|He Guoqiang (R), a member of the Standing Committee of the Political Bureau of the Communist Party of China (CPC) Central Committee and secretary of the CPC Central Commission for Discipline Inspection, shakes hands with Botswana's former president Festus Mogae in Beijing, capital of China, May 23, 2012. He met with representatives attending the 2012 Understanding and Cooperation Dialogue on Wednesday.(Xinhua/Xie Huanchi)
BEIJING, May 23 (Xinhua) -- He Guoqiang, a senior Communist Party of China (CPC) official, on Wednesday met with delegates of a forum discussing international relations and vowed to enhance people-to-people exchanges with foreign countries.
He, a member of the Standing Committee of the Political Bureau of the CPC Central Committee, said that enhancing international understanding and cooperation is an important way to promote world peace and stability as well as the development and prosperity of the world's nations.
China is ready to promote friendly exchanges with foreign countries through multiple channels and in various forms, so as to increase mutual understanding and beef up pragmatic cooperation, he told delegates of the 2012 Understanding and Cooperation Dialogue.
The CPC and the Chinese government attach great importance to people-to-people exchanges, and encourage and support non-governmental organizations in different countries to strengthen communication, he said.
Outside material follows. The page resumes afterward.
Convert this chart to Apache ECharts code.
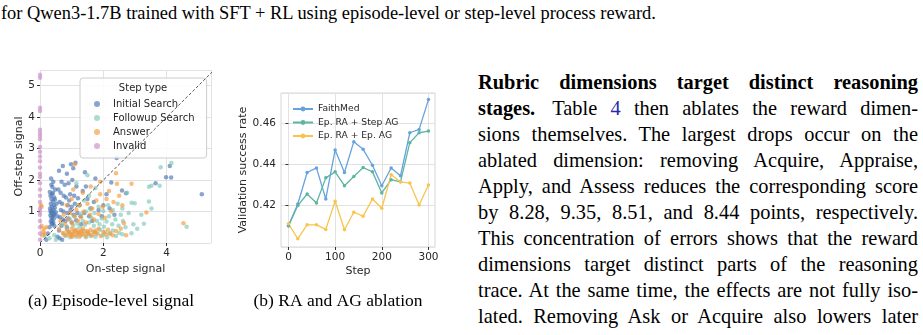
<!DOCTYPE html>
<html>
<head>
<meta charset="utf-8">
<script src="https://cdn.jsdelivr.net/npm/echarts@6/dist/echarts.min.js"></script>
<style>
  html, body { margin: 0; padding: 0; background: #fff; }
  #page { position: relative; width: 923px; height: 335px; overflow: hidden; font-family: 'Liberation Serif', 'Times New Roman', serif; color: #000; }
  #chart { position: absolute; left: 0; top: 0; width: 460px; height: 335px; }
  .top { position: absolute; left: 1px; top: 2px; font-size: 18.4px; line-height: 22px; white-space: nowrap; }
  .ln { position: absolute; left: 478px; width: 440px; font-size: 20.4px; line-height: 22px; height: 22px; white-space: nowrap; }
  .ref { color: #2a2aa8; }
</style>
</head>
<body>
<div id="page">
  <div class="top">for Qwen3-1.7B trained with SFT + RL using episode-level or step-level process reward.</div>
  <div id="chart"></div>
  <div id="para"></div>
</div>
<script>
// ---- scatter: episode-level signal (on-step, off-step) ----
const initialSearch = [
  [0.35,2.05],[0.42,1.95],[0.38,1.55],[0.33,1.5],[0.45,1.45],[0.36,1.4],[0.41,1.32],[0.34,1.25],[0.44,1.2],[0.37,1.15],
  [0.32,1.1],[0.43,1.05],[0.39,1.0],[0.35,0.95],[0.46,0.92],[0.33,0.88],[0.4,0.85],[0.36,0.8],[0.44,0.78],[0.38,0.72],
  [0.34,0.68],[0.42,0.65],[0.37,0.6],[0.45,0.55],[0.31,1.62],[0.48,1.7],[0.39,1.78],[0.3,0.5],[0.47,1.12],[0.5,0.98],
  [0.6,2.3],[0.72,2.45],[0.85,2.2],[0.98,2.5],[1.12,2.55],[1.05,2.38],[0.68,1.95],[0.78,1.85],[0.9,1.9],[1.02,2.0],
  [1.15,1.8],[0.65,1.6],[0.75,1.5],[0.82,1.45],[0.95,1.55],[1.08,1.5],[1.2,1.42],[0.62,1.3],[0.7,1.25],[0.88,1.2],
  [0.92,1.35],[1.0,1.15],[1.1,1.25],[1.25,1.2],[0.66,1.05],[0.74,1.0],[0.86,0.95],[0.96,1.05],[1.06,0.9],[1.18,0.95],
  [0.63,0.82],[0.72,0.75],[0.8,0.7],[0.9,0.78],[1.0,0.65],[1.14,0.72],[1.28,0.85],[0.68,0.55],[0.85,0.5],[0.58,1.7],
  [0.6,0.4],[0.55,0.2],[0.7,0.1],[0.62,0.15],[1.35,1.65],[1.45,1.8],[1.5,1.4],[1.6,1.1],[1.7,1.3],[1.85,1.05],
  [2.0,1.2],[1.4,0.95],[1.55,0.85],[1.3,0.6],[1.65,0.7],[1.95,0.85],[2.1,1.55],[2.25,1.92],[2.2,1.1],[2.35,0.9],
  [2.59,1.67],[2.72,1.58],[2.42,2.7],[1.75,2.05],[1.42,2.25],[0.2,0.1],[0.25,0.3],
  [0.36,1.85],[0.41,1.6],[0.47,1.38],[0.33,1.02],[0.43,0.9],[0.39,0.62],[0.52,1.25],[0.55,0.85],
  [3.65,1.9],[3.98,2.09],[4.14,2.08],[4.1,2.45],[5.11,1.55]
];
const followupSearch = [
  [0.75,0.3],[0.82,0.22],[0.9,0.35],[0.95,0.18],[1.02,0.28],[1.1,0.4],[1.15,0.2],[1.22,0.32],[1.3,0.25],[1.38,0.38],
  [1.45,0.18],[1.52,0.3],[1.6,0.22],[1.68,0.35],[1.75,0.2],[1.82,0.3],[1.9,0.42],[1.98,0.25],[2.05,0.35],[2.12,0.18],
  [2.2,0.3],[2.3,0.4],[2.4,0.22],[2.5,0.32],[2.6,0.28],[1.05,0.55],[1.18,0.62],[1.25,0.5],[1.35,0.7],[1.42,0.58],
  [1.55,0.65],[1.62,0.8],[1.7,0.55],[1.8,0.7],[1.88,0.6],[1.95,0.78],[2.02,0.52],[2.1,0.68],[2.18,0.85],[2.28,0.6],
  [2.38,0.75],[2.48,0.55],[2.55,0.9],[2.62,0.7],[2.7,0.5],[1.3,0.92],[1.45,1.0],[1.58,1.1],[1.72,0.95],[1.85,1.15],
  [2.0,1.02],[2.15,1.2],[2.3,1.05],[2.45,1.25],[2.6,1.1],[1.2,1.2],[1.4,1.35],[1.55,1.5],[1.5,2.15],[1.15,1.9],
  [1.75,1.75],[0.85,0.45],[0.7,0.6],[0.95,0.75],[1.08,0.85],[0.3,0.15],[0.45,0.25],[0.5,0.1],[0.15,0.22],
  [2.89,1.28],[2.99,1.26],[3.44,1.32],[3.52,1.1],[3.44,1.79],[3.52,1.82],[3.78,1.82],[3.81,2.41],[4.15,2.54],
  [3.28,0.61],[3.07,0.45],[2.89,0.31],[4.63,0.52],[2.95,0.6],[3.2,0.9],[2.8,0.95],[2.75,1.6]
];
const answer = [
  [0.72,0.32],[0.78,0.25],[0.85,0.4],[0.88,0.28],[0.92,0.35],[0.98,0.22],[1.0,0.45],[1.05,0.3],[1.08,0.38],[1.12,0.25],
  [1.15,0.42],[1.2,0.3],[1.25,0.2],[1.28,0.36],[1.32,0.28],[1.36,0.45],[1.4,0.3],[1.44,0.22],[1.48,0.38],[1.55,0.28],
  [1.6,0.42],[1.65,0.25],[1.72,0.35],[1.78,0.3],[1.85,0.45],[1.92,0.22],[2.0,0.35],[2.08,0.28],[2.15,0.42],[2.22,0.3],
  [2.3,0.25],[2.4,0.38],[2.55,0.45],[2.72,0.25],[2.65,0.63],[0.8,0.6],[0.9,0.75],[0.95,0.95],[1.02,0.62],[1.1,0.85],
  [1.15,1.05],[1.2,0.7],[1.25,1.2],[1.3,0.82],[1.38,1.0],[1.45,0.65],[1.5,1.25],[1.58,0.9],[1.65,1.1],[1.7,0.75],
  [1.78,1.35],[1.85,0.92],[1.9,1.55],[1.98,1.15],[2.05,0.8],[2.1,1.4],[2.18,1.65],[2.25,1.0],[2.32,1.3],[2.4,2.22],
  [2.43,1.88],[2.89,1.88],[2.5,1.5],[2.6,1.2],[3.36,0.97],[4.53,0.63],[1.1,2.5],[1.05,1.7],[1.35,1.6],[1.6,1.8],
  [1.9,1.95],[1.0,1.4],[0.85,1.2],[0.75,0.9],[0.65,0.7],[0.6,0.45],[0.05,0.55],[0.1,0.36],[0.08,0.25],[0.12,0.45],
  [0.15,0.3],[0.05,1.15],[0.03,1.2],[0.2,0.5],[0.95,0.32],[1.18,0.35],[1.52,0.35],[1.75,0.4],[1.02,0.2],[1.3,0.4]
];
const invalid = [
  [0,0.1],[0,0.3],[0,0.5],[0,0.7],[0,0.9],[0,1.0],[0,1.1],[0,1.3],[0,1.5],[0,1.7],[0,1.9],[0,2.1],[0,2.2],
  [0,2.4],[0,2.6],[0,2.75],[0,2.9],[0,3.05],[0,3.3],[0,3.4],[0,3.5],[0,3.6],[0,4.2],[0,4.3],[0,5.25],[0,5.35]
];
const stepTypes = ['Initial Search', 'Followup Search', 'Answer', 'Invalid'];
const stepColors = ['#4a74b2', '#80c8ba', '#f59a3c', '#c98cc4'];

// ---- line: RA and AG ablation ----
const steps = [0, 20, 40, 60, 80, 100, 120, 140, 160, 180, 200, 220, 240, 260, 280, 300];
const faithMed = [0.4104, 0.4208, 0.436, 0.4382, 0.4232, 0.4469, 0.436, 0.4509, 0.4472, 0.4395, 0.4296, 0.4382, 0.4344, 0.4552, 0.4568, 0.4712];
const epRaStepAg = [0.4101, 0.42, 0.4256, 0.4213, 0.4334, 0.4363, 0.4296, 0.4341, 0.4384, 0.4363, 0.4261, 0.4325, 0.4315, 0.4504, 0.4552, 0.456];
const epRaEpAg = [0.4112, 0.404, 0.4107, 0.4107, 0.4085, 0.4221, 0.4083, 0.4168, 0.4149, 0.4232, 0.4187, 0.4349, 0.4315, 0.4309, 0.4203, 0.43];
const lineNames = ['FaithMed', 'Ep. RA + Step AG', 'Ep. RA + Ep. AG'];
const lineColors = ['#66a3de', '#5db5a2', '#f8c44c'];
const stepTicks = [0, 100, 200, 300];

// ---- text on the right (one justified line each) ----
const paraLines = [
  '<b>Rubric dimensions target distinct reasoning</b>',
  '<b>stages.</b><span style="display:inline-block;width:17px"></span>Table <span class="ref">4</span> then ablates the reward dimen-',
  'sions themselves. The largest drops occur on the',
  'ablated dimension: removing Acquire, Appraise,',
  'Apply, and Assess reduces the corresponding score',
  'by 8.28, 9.35, 8.51, and 8.44 points, respectively.',
  'This concentration of errors shows that the reward',
  'dimensions target distinct parts of the reasoning',
  'trace. At the same time, the effects are not fully iso-',
  'lated. Removing Ask or Acquire also lowers later'
];
const para = document.getElementById('para');
paraLines.forEach((t, i) => {
  const d = document.createElement('div');
  d.className = 'ln';
  d.style.top = (71 + i * 26) + 'px';
  const s = document.createElement('span');
  s.innerHTML = t;
  d.appendChild(s);
  para.appendChild(d);
  // stretch or squeeze the spaces so that every line fills the column, as TeX does
  const w = s.getBoundingClientRect().width;
  const n = (s.textContent.match(/ /g) || []).length;
  if (n) s.style.wordSpacing = ((440 - w) / n).toFixed(2) + 'px';
});

const tickFont = { fontFamily: 'DejaVu Sans', fontSize: 10.5, color: '#262626' };
const nameFont = { fontFamily: 'DejaVu Sans', fontSize: 11, color: '#262626' };
const gridLine = { show: true, lineStyle: { color: '#e2e2e2', width: 1 } };

const chart = echarts.init(document.getElementById('chart'));
chart.setOption({
  animation: false,
  graphic: [
    { type: 'text', x: 143, y: 88, z: 100, style: { text: 'Step type', align: 'center', verticalAlign: 'middle', font: '10px "DejaVu Sans"', fill: '#262626' } },
    { type: 'text', x: 111, y: 301, style: { text: '(a) Episode-level signal', align: 'center', verticalAlign: 'middle', font: '17.5px "Liberation Serif"', fill: '#000' } },
    { type: 'text', x: 338, y: 301, style: { text: '(b) RA and AG ablation', align: 'center', verticalAlign: 'middle', font: '17.5px "Liberation Serif"', fill: '#000' } }
  ],
  legend: [
    {
      data: stepTypes, left: 80, top: 78, orient: 'vertical', icon: 'circle',
      padding: [20, 12, 6, 14], borderColor: '#cccccc', borderWidth: 1, borderRadius: 3,
      backgroundColor: 'rgba(255,255,255,0.85)',
      itemWidth: 6, itemHeight: 6, itemGap: 2,
      textStyle: { fontFamily: 'DejaVu Sans', fontSize: 10, lineHeight: 12, color: '#262626', padding: [0, 0, 0, 8] }
    },
    {
      data: lineNames, left: 287, top: 98, orient: 'vertical',
      itemWidth: 20, itemHeight: 6, itemGap: 1.5,
      textStyle: { fontFamily: 'DejaVu Sans', fontSize: 9.2, lineHeight: 12, color: '#262626' }
    }
  ],
  grid: [
    { left: 40, top: 70, width: 171, height: 173 },
    { left: 281, top: 93, width: 154, height: 154, show: true, borderColor: '#d6d6d6', borderWidth: 1 }
  ],
  xAxis: [
    {
      type: 'value', gridIndex: 0, min: 0, max: 5.4, interval: 2,
      axisLine: { show: false }, axisTick: { show: true, length: 3, lineStyle: { color: '#333' } },
      axisLabel: Object.assign({ margin: 5, showMaxLabel: false }, tickFont),
      splitLine: gridLine,
      name: 'On-step signal', nameLocation: 'middle', nameGap: 19, nameTextStyle: nameFont
    },
    {
      type: 'value', gridIndex: 1, min: -16, max: 314, splitNumber: 3,
      axisLine: { show: false },
      axisTick: { show: true, length: 3, lineStyle: { color: '#333' }, customValues: stepTicks },
      axisLabel: Object.assign({ margin: 5, customValues: stepTicks }, tickFont),
      splitLine: gridLine,
      name: 'Step', nameLocation: 'middle', nameGap: 19, nameTextStyle: nameFont
    }
  ],
  yAxis: [
    {
      type: 'value', gridIndex: 0, min: 0, max: 5.5, interval: 1,
      axisLine: { show: false }, axisTick: { show: true, length: 3, lineStyle: { color: '#333' } },
      axisLabel: Object.assign({ margin: 5, showMinLabel: false, showMaxLabel: false }, tickFont),
      splitLine: gridLine,
      name: 'Off-step signal', nameLocation: 'middle', nameGap: 12, nameTextStyle: nameFont
    },
    {
      type: 'value', gridIndex: 1, min: 0.40, max: 0.4744, interval: 0.02,
      axisLine: { show: false }, axisTick: { show: true, length: 3, lineStyle: { color: '#333' } },
      axisLabel: Object.assign({ margin: 5, showMinLabel: false, showMaxLabel: false, formatter: v => v.toFixed(2) }, tickFont),
      splitLine: gridLine,
      name: 'Validation success rate', nameLocation: 'middle', nameGap: 31, nameTextStyle: nameFont
    }
  ],
  series: [
    ...[initialSearch, followupSearch, answer, invalid].map((d, i) => ({
      name: stepTypes[i], type: 'scatter', xAxisIndex: 0, yAxisIndex: 0,
      data: d, symbolSize: 4.5, itemStyle: { color: stepColors[i], opacity: 0.65 }
    })),
    {
      name: 'diag', type: 'line', xAxisIndex: 0, yAxisIndex: 0, data: [[0, 0], [5.6, 5.6]],
      symbol: 'none', lineStyle: { color: '#444', width: 0.9, type: [3, 2] }, z: 5, silent: true
    },
    ...[faithMed, epRaStepAg, epRaEpAg].map((d, i) => ({
      name: lineNames[i], type: 'line', xAxisIndex: 1, yAxisIndex: 1,
      data: steps.map((s, j) => [s, d[j]]),
      symbol: 'circle', symbolSize: 3.5, showSymbol: true,
      itemStyle: { color: lineColors[i] }, lineStyle: { color: lineColors[i], width: 1.3 }
    }))
  ]
});
</script>
</body>
</html>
He expressed hope that the Dialogue will become a new platform for deepening friendship between Chinese people and the rest of the world.
Festus Mogae, former president of Botswana, said the dialogue has become a bridge for understanding and cooperation among non-governmental groups of different countries.
Mogae voiced appreciation for China's stance on boosting exchanges with international communities and hope that exchanges and cooperation with non-governmental organizations in China can be enhanced.
The Dialogue, hosted by the Chinese Association for International Understanding and the China Foundation for Peace and Development on Tuesday, was attended by more than 60 former politicians and heads of non-governmental organizations from nearly 20 nations.